Mike, thank you for your advice! I will certainly try your method. Can you share what area of the country you are in please?
I am for sure not a green thumb, I got three mums last year had them in my garage. Hoping to utilize what you had stated, and hope for mine to come back this year.
This was extremely helpful! Thanks
I did the same exact thing one year. I planted potted mums from the supermarket along the border of the garden not expecting them to survive the winter but they did. They survived for 3 years until we had a very wet winter which killed them.
I have two large potted chrysanthemums. Can I move them to the garage for the winter in hopes that they will come back in the spring? What do I need to do to winterize them in the garage?

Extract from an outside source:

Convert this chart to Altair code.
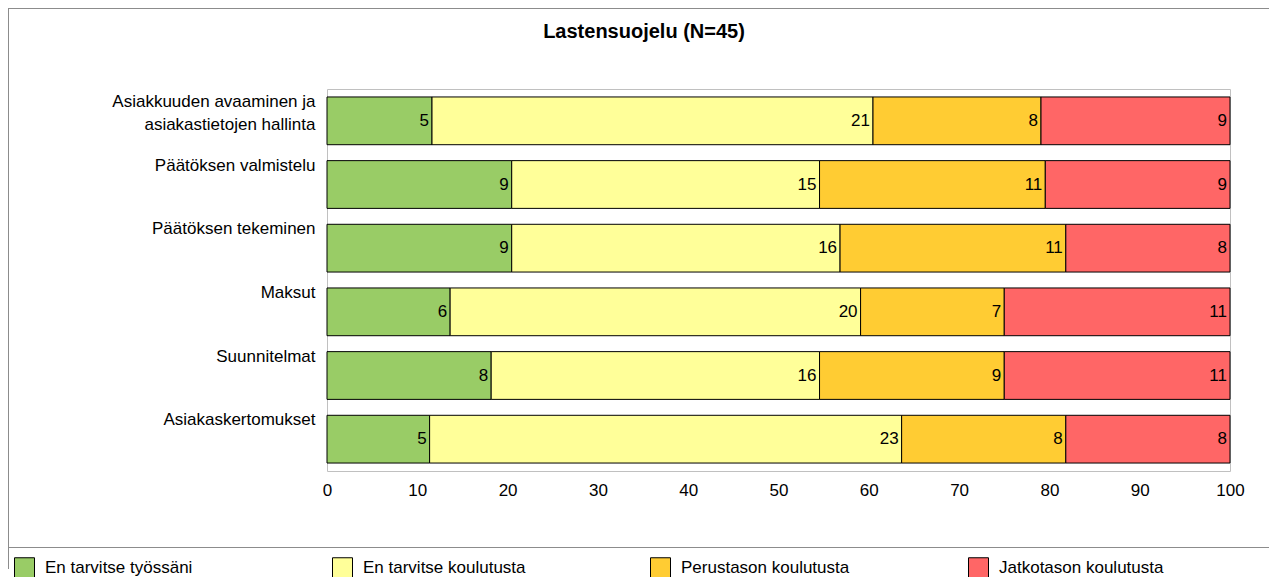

I'm not a gardener. I had a plant that I planted last fall, after the blooms were gone. I summer in PA, and when I returned here, the plant had survived the winter, and grown to about two feet. Should I cut it back? Do you think it will bloom again?
I do enjoy the article on each flower you select to give us information about. I too copy and put in a binder for reference later; I also do a copy for my 94 year old gardener who still gardens in pots but has extended beds around her house being kept up by her gardeners. Thank you for each day’s write-up. I look forward to my Almanac email each day while I drink my coffee. A request; could you please do an article on the Tuberoses? Thank you.
Love these and have a file just for Farmers Almanac info on my computer for quick reference. Grew up with vegetable and fruit trees and flowers but can always find more info that I use. Thanks.